Rarely.  New York courts have uniformly held that a defendant is not entitled to the blocked content of a plaintiff’s Facebook site by the mere existence of the site itself.

The defendants may not obtain discovery of blocked social media postings absent the existence of some articulable basis for believing that the private content is material and relevant to the plaintiff’s litigation claims, such as information giving rise to the belief that the blocked content “contradicts or conflicts with the plaintiff’s alleged restrictions, disabilities, losses or other claims.” Tapp v. NYS Urban Development, 102 A.D.3d 620 (1st Dep’t 2013).  In the absence of such a factual predicate, the courts will deny the Facebook-related discovery.

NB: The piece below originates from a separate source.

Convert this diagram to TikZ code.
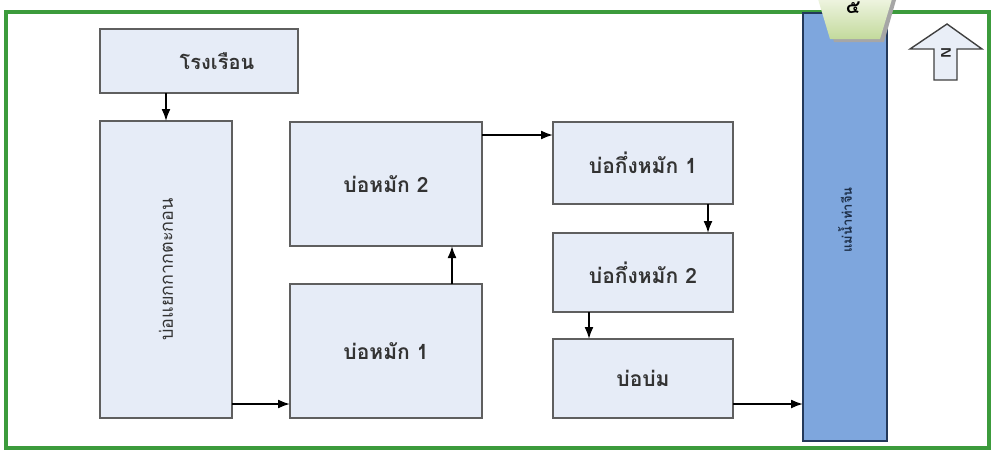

Even when a factual predicate exists for the discovery of blocked social media, a defendant will still not be permitted access to a plaintiff’s private postings unless the discovery demand is limited to information that is truly material and relevant to the contested claims of the action. Kregg v. Maldonado, 98 A.D.3d 1289 (4th Dep’t 2012).

For defendants, there will often be no basis for seeking the disclosure or private social media postings during the early phase of a lawsuit.

John’s Practice Point: You should object in writing immediately when served with the pro forma discovery demand seeking disclosure from the plaintiff’s private social media sites. If you do not object within twenty days, you may waive the objection.